> _Data provided_:
________________________

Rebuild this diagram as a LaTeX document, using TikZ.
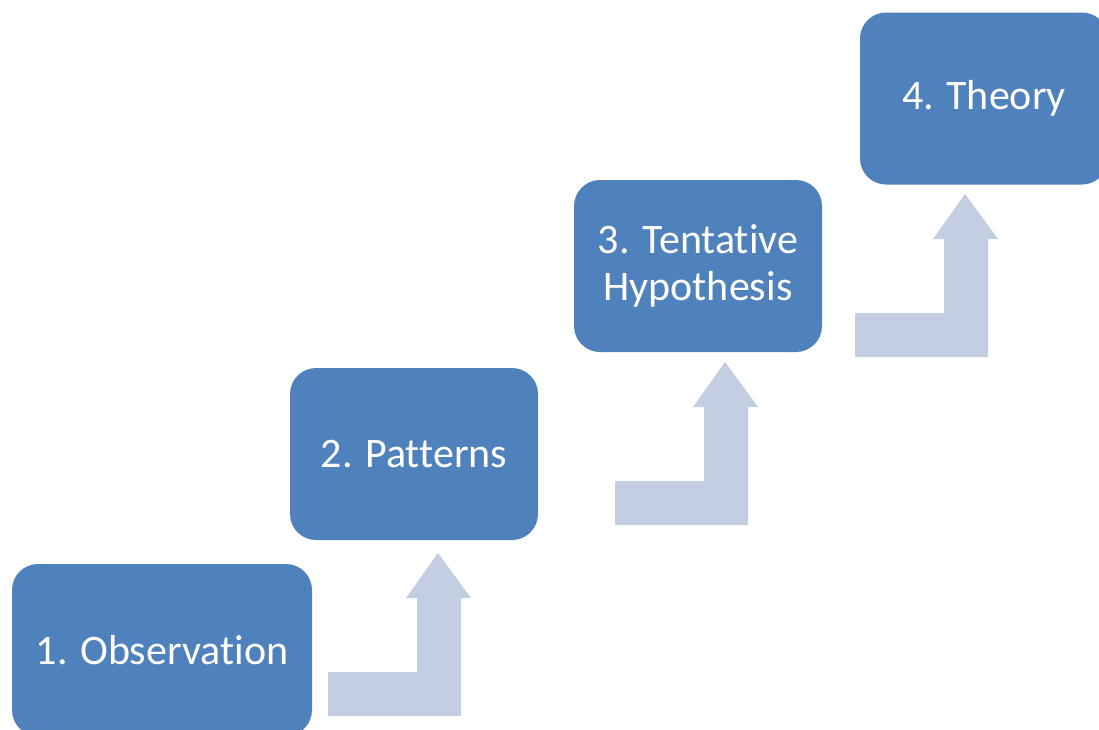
\documentclass[tikz,border=0pt]{standalone}
\usepackage{fontspec}
\setmainfont[Ligatures=NoCommon]{Carlito}
\usepackage{tikz}
\definecolor{stepblue}{RGB}{79,129,189}
\definecolor{arrowgrey}{RGB}{196,206,226}
\tikzset{stepbox/.style={fill=stepblue, rounded corners=26pt, text=white,
           minimum height=172pt, align=center, inner sep=0pt,
           font=\fontsize{42}{47}\selectfont},
         bentup/.pic={\fill[arrowgrey] (0,0) -- (133,0) -- (133,-118) -- (143,-118)
           -- (110,-163) -- (78,-118) -- (89,-118) -- (89,-44) -- (0,-44) -- cycle;}}

\begin{document}
\begin{tikzpicture}[x=1pt, y=-1pt]
	  \useasboundingbox (0,0) rectangle (1099,729);
	  \node[stepbox, minimum width=300pt] (obs) at (162,650) {1. Observation};
	  \node[stepbox, minimum width=248pt] (pat) at (414,454) {2. Patterns};
	  \node[stepbox, minimum width=248pt] (hyp) at (698,266) {3. Tentative\\Hypothesis};
	  \node[stepbox, minimum width=248pt] (thy) at (984,98.5) {4. Theory};
	  \pic at (328,716) {bentup};
	  \pic at (615,525) {bentup};
	  \pic at (855,357) {bentup};
	\end{tikzpicture}
\end{document}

________________________

> _What the task asks_: Exactly as written, please give again the lines from the beginning of the listing through the line containing "-- (110,-163) -- (78,-118)", inclusive, without any pictures.

> _Solution to the problem_:
Rebuild this diagram as a LaTeX document, using TikZ.
\documentclass[tikz,border=0pt]{standalone}
\usepackage{fontspec}
\setmainfont[Ligatures=NoCommon]{Carlito}
\usepackage{tikz}
\definecolor{stepblue}{RGB}{79,129,189}
\definecolor{arrowgrey}{RGB}{196,206,226}
\tikzset{stepbox/.style={fill=stepblue, rounded corners=26pt, text=white,
           minimum height=172pt, align=center, inner sep=0pt,
           font=\fontsize{42}{47}\selectfont},
         bentup/.pic={\fill[arrowgrey] (0,0) -- (133,0) -- (133,-118) -- (143,-118)
           -- (110,-163) -- (78,-118) -- (89,-118) -- (89,-44) -- (0,-44) -- cycle;}}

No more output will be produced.